» **Task details**: Return the whole listing, line for line, without the pictures in it.
### Given data ###
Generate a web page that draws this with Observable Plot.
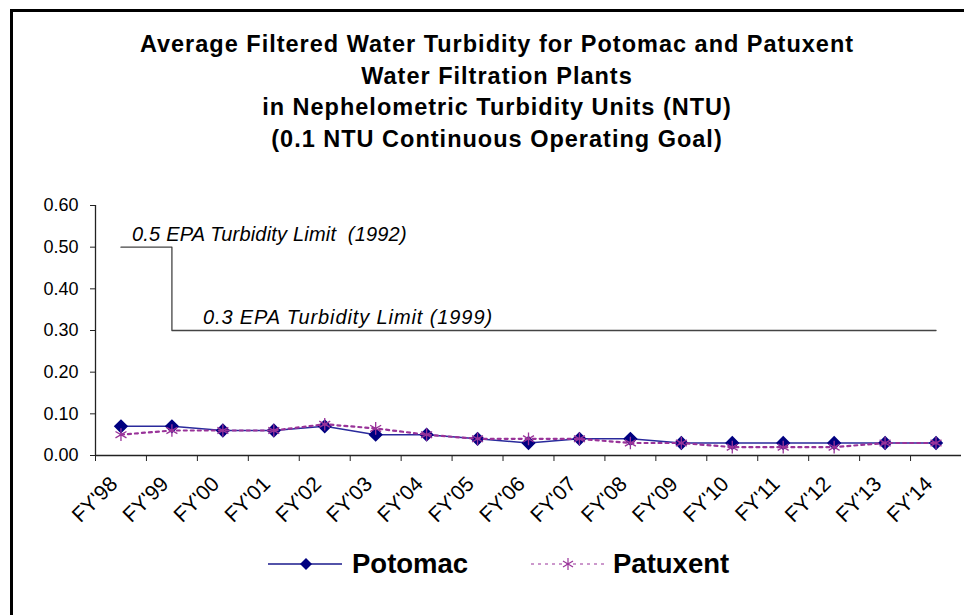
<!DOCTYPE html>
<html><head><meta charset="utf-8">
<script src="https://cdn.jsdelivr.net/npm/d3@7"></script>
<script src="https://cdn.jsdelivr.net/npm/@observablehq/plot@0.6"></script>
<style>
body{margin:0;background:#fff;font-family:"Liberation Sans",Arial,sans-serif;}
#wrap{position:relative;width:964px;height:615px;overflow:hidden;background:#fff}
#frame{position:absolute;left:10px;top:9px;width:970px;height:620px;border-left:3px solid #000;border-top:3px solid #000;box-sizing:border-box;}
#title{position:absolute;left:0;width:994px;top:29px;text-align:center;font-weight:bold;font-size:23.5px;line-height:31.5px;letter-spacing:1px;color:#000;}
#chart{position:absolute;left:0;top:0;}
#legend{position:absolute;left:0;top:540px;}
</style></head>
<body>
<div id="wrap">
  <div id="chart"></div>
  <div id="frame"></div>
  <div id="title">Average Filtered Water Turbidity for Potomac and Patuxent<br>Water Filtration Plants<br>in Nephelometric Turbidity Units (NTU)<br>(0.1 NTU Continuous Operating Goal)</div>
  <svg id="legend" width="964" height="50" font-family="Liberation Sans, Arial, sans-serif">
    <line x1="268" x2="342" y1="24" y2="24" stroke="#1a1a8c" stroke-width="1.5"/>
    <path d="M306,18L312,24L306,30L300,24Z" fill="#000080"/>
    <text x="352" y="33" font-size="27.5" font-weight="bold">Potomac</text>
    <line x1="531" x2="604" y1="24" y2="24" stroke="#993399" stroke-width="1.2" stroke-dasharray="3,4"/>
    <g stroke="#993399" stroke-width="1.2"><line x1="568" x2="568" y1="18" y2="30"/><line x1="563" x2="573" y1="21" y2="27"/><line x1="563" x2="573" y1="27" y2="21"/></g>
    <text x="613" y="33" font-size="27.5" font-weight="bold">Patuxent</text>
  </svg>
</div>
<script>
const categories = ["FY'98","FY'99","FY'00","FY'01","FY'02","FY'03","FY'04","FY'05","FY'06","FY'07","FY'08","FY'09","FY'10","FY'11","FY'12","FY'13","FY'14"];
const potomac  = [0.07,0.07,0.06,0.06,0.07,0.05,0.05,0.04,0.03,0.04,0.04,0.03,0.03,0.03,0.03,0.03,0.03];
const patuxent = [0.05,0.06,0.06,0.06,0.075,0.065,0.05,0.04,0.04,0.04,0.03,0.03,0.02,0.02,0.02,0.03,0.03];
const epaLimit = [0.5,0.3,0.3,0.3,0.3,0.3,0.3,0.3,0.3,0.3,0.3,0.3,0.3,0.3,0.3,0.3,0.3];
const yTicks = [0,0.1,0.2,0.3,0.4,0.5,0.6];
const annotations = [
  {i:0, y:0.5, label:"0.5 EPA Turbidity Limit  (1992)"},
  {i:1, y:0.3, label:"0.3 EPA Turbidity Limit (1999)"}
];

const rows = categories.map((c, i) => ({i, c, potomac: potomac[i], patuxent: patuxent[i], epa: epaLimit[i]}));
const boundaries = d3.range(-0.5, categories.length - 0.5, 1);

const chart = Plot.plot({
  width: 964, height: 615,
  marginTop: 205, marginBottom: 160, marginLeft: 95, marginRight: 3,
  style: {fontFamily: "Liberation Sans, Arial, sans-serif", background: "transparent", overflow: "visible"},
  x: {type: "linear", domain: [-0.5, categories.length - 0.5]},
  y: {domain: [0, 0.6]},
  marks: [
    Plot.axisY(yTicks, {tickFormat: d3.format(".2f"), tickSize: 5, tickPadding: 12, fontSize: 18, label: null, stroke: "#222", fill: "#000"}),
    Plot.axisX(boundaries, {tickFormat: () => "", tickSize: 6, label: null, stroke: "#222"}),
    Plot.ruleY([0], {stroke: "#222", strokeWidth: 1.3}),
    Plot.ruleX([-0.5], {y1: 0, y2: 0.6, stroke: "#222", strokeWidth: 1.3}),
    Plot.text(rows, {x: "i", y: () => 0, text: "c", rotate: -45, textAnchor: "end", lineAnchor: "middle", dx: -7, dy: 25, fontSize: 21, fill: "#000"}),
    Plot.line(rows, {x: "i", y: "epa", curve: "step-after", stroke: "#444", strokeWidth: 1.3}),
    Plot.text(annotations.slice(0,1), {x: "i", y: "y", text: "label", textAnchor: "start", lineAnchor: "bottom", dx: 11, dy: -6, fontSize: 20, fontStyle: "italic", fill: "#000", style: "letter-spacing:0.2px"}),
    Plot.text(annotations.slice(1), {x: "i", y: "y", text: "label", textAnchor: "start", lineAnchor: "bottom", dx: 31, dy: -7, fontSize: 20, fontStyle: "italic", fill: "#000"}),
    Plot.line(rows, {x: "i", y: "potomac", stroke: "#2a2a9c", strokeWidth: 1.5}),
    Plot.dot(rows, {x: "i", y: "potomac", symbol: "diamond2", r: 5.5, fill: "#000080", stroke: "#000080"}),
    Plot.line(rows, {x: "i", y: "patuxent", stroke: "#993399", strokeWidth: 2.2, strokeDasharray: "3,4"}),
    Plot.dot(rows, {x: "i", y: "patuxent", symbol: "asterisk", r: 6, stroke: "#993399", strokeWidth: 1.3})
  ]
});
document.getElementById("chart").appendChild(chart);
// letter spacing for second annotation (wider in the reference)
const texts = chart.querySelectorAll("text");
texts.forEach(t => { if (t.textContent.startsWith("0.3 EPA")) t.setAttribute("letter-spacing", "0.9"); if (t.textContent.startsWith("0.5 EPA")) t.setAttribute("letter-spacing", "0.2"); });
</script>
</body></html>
###
» **Correct answer**:
Generate a web page that draws this with Observable Plot.
<!DOCTYPE html>
<html><head><meta charset="utf-8">
<script src="https://cdn.jsdelivr.net/npm/d3@7"></script>
<script src="https://cdn.jsdelivr.net/npm/@observablehq/plot@0.6"></script>
<style>
body{margin:0;background:#fff;font-family:"Liberation Sans",Arial,sans-serif;}
#wrap{position:relative;width:964px;height:615px;overflow:hidden;background:#fff}
#frame{position:absolute;left:10px;top:9px;width:970px;height:620px;border-left:3px solid #000;border-top:3px solid #000;box-sizing:border-box;}
#title{position:absolute;left:0;width:994px;top:29px;text-align:center;font-weight:bold;font-size:23.5px;line-height:31.5px;letter-spacing:1px;color:#000;}
#chart{position:absolute;left:0;top:0;}
#legend{position:absolute;left:0;top:540px;}
</style></head>
<body>
<div id="wrap">
  <div id="chart"></div>
  <div id="frame"></div>
  <div id="title">Average Filtered Water Turbidity for Potomac and Patuxent<br>Water Filtration Plants<br>in Nephelometric Turbidity Units (NTU)<br>(0.1 NTU Continuous Operating Goal)</div>
  <svg id="legend" width="964" height="50" font-family="Liberation Sans, Arial, sans-serif">
    <line x1="268" x2="342" y1="24" y2="24" stroke="#1a1a8c" stroke-width="1.5"/>
    <path d="M306,18L312,24L306,30L300,24Z" fill="#000080"/>
    <text x="352" y="33" font-size="27.5" font-weight="bold">Potomac</text>
    <line x1="531" x2="604" y1="24" y2="24" stroke="#993399" stroke-width="1.2" stroke-dasharray="3,4"/>
    <g stroke="#993399" stroke-width="1.2"><line x1="568" x2="568" y1="18" y2="30"/><line x1="563" x2="573" y1="21" y2="27"/><line x1="563" x2="573" y1="27" y2="21"/></g>
    <text x="613" y="33" font-size="27.5" font-weight="bold">Patuxent</text>
  </svg>
</div>
<script>
const categories = ["FY'98","FY'99","FY'00","FY'01","FY'02","FY'03","FY'04","FY'05","FY'06","FY'07","FY'08","FY'09","FY'10","FY'11","FY'12","FY'13","FY'14"];
const potomac  = [0.07,0.07,0.06,0.06,0.07,0.05,0.05,0.04,0.03,0.04,0.04,0.03,0.03,0.03,0.03,0.03,0.03];
const patuxent = [0.05,0.06,0.06,0.06,0.075,0.065,0.05,0.04,0.04,0.04,0.03,0.03,0.02,0.02,0.02,0.03,0.03];
const epaLimit = [0.5,0.3,0.3,0.3,0.3,0.3,0.3,0.3,0.3,0.3,0.3,0.3,0.3,0.3,0.3,0.3,0.3];
const yTicks = [0,0.1,0.2,0.3,0.4,0.5,0.6];
const annotations = [
  {i:0, y:0.5, label:"0.5 EPA Turbidity Limit  (1992)"},
  {i:1, y:0.3, label:"0.3 EPA Turbidity Limit (1999)"}
];

const rows = categories.map((c, i) => ({i, c, potomac: potomac[i], patuxent: patuxent[i], epa: epaLimit[i]}));
const boundaries = d3.range(-0.5, categories.length - 0.5, 1);

const chart = Plot.plot({
  width: 964, height: 615,
  marginTop: 205, marginBottom: 160, marginLeft: 95, marginRight: 3,
  style: {fontFamily: "Liberation Sans, Arial, sans-serif", background: "transparent", overflow: "visible"},
  x: {type: "linear", domain: [-0.5, categories.length - 0.5]},
  y: {domain: [0, 0.6]},
  marks: [
    Plot.axisY(yTicks, {tickFormat: d3.format(".2f"), tickSize: 5, tickPadding: 12, fontSize: 18, label: null, stroke: "#222", fill: "#000"}),
    Plot.axisX(boundaries, {tickFormat: () => "", tickSize: 6, label: null, stroke: "#222"}),
    Plot.ruleY([0], {stroke: "#222", strokeWidth: 1.3}),
    Plot.ruleX([-0.5], {y1: 0, y2: 0.6, stroke: "#222", strokeWidth: 1.3}),
    Plot.text(rows, {x: "i", y: () => 0, text: "c", rotate: -45, textAnchor: "end", lineAnchor: "middle", dx: -7, dy: 25, fontSize: 21, fill: "#000"}),
    Plot.line(rows, {x: "i", y: "epa", curve: "step-after", stroke: "#444", strokeWidth: 1.3}),
    Plot.text(annotations.slice(0,1), {x: "i", y: "y", text: "label", textAnchor: "start", lineAnchor: "bottom", dx: 11, dy: -6, fontSize: 20, fontStyle: "italic", fill: "#000", style: "letter-spacing:0.2px"}),
    Plot.text(annotations.slice(1), {x: "i", y: "y", text: "label", textAnchor: "start", lineAnchor: "bottom", dx: 31, dy: -7, fontSize: 20, fontStyle: "italic", fill: "#000"}),
    Plot.line(rows, {x: "i", y: "potomac", stroke: "#2a2a9c", strokeWidth: 1.5}),
    Plot.dot(rows, {x: "i", y: "potomac", symbol: "diamond2", r: 5.5, fill: "#000080", stroke: "#000080"}),
    Plot.line(rows, {x: "i", y: "patuxent", stroke: "#993399", strokeWidth: 2.2, strokeDasharray: "3,4"}),
    Plot.dot(rows, {x: "i", y: "patuxent", symbol: "asterisk", r: 6, stroke: "#993399", strokeWidth: 1.3})
  ]
});
document.getElementById("chart").appendChild(chart);
// letter spacing for second annotation (wider in the reference)
const texts = chart.querySelectorAll("text");
texts.forEach(t => { if (t.textContent.startsWith("0.3 EPA")) t.setAttribute("letter-spacing", "0.9"); if (t.textContent.startsWith("0.5 EPA")) t.setAttribute("letter-spacing", "0.2"); });
</script>
</body></html>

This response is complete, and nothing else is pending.